Davis doesn’t even have an NBA career yet, and Chandler has no All-Star games to go with his one All-NBA third-team selection.
The final huge advantage the Dream Team owns over today’s squad is the experience of its members.
So far, the members of the 2012 team have played in a combined 689 playoff games and 14 NBA Finals, and Bryant, LeBron James and Chandler have a total of seven championships.
After the 1992 NBA season, the members of the Dream Team had combined to appear in 859 playoff games and 20 finals. Bird, Scottie Pippen, Jordan and Magic were the only members to have championship hardware, but they had 12 total rings between the four of them.
In a game that would carry extreme amounts of pressure and expectations, big-game experience would go a long way in deciding the outcome.
Of course, this year’s team has some advantages of its own. In addition to the age of Magic and Bird mentioned above, the 2012 squad is more athletic and flexible.
In the international style of play that is employed in the Olympics, successful teams play a lot more run-and-gun styles of offense than typically seen in the NBA. With young, athletic freaks such as Russell Westbrook, Chris Paul and James, among others, team 2012 could wear out the ’92 clan by consistently pushing the ball.
The overall flexibility of today’s team would also be a big advantage. LeBron can play any position on the floor, Westbrook is hybrid between a point guard and shooting guard, and Kevin Durant and Andre Iguodala can play at least three different spots. That’s just the beginning.
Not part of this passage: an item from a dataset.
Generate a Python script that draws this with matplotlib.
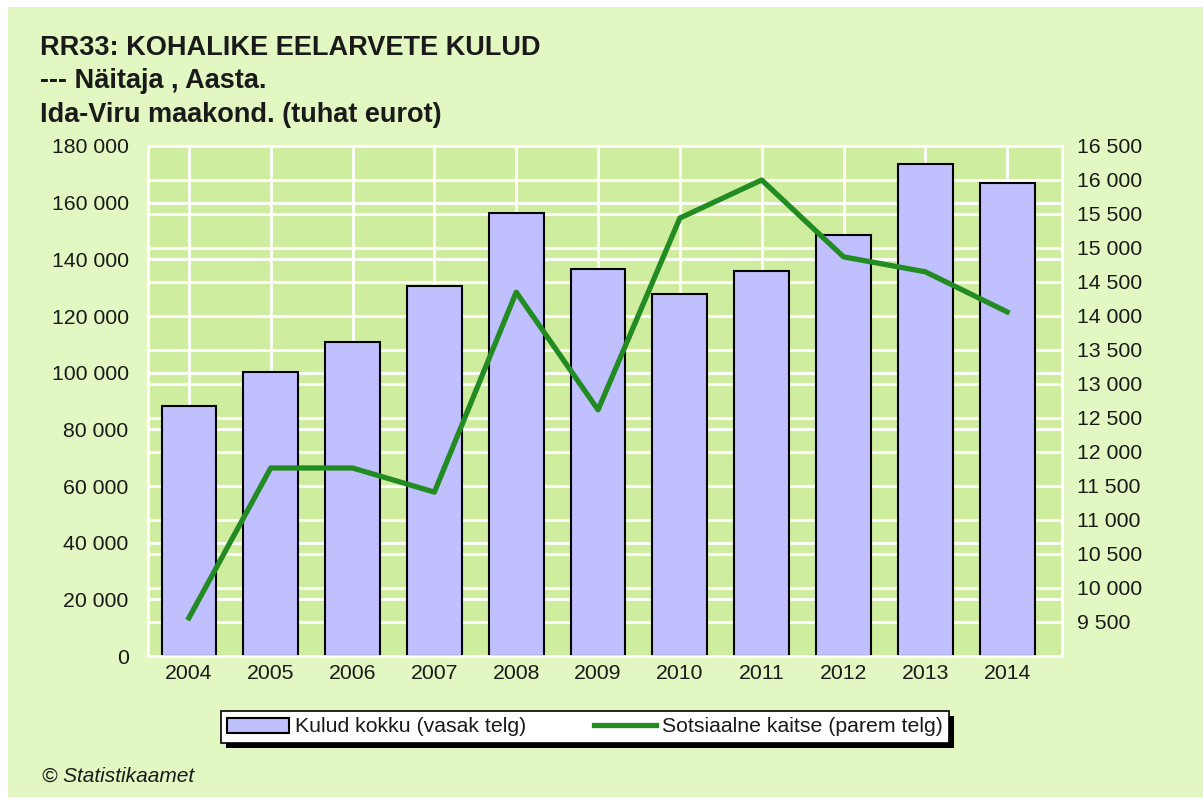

Chandler is really the only player confined to one spot, so the possible lineup combinations are endless.
Still, these small strengths of the 2012 team would not be enough to overcome the star power of the Dream Teamers.
It's important to note that if this year’s team featured the best possible players at 100 percent health, I would have a much tougher time giving the edge to the Dream Team (best conceivable roster for this year: Paul, Derrick Rose, Kobe, Dwyane Wade, Ray Allen, Durant, LeBron, Iguodala, Chris Bosh, Carmelo Anthony, Dwight Howard and Andrew Bynum).
Now, that series would be a lot more evenly matched and just might go seven games.
But, alas, this year’s team only has six of those players, and as presently constituted, would have their hands full trying to take on the original Dream Team.
Kobe admitted himself that his team probably couldn’t win in a series. He meant they could simply at least win one game. This may be true, but it would take more than a few tries to get that win.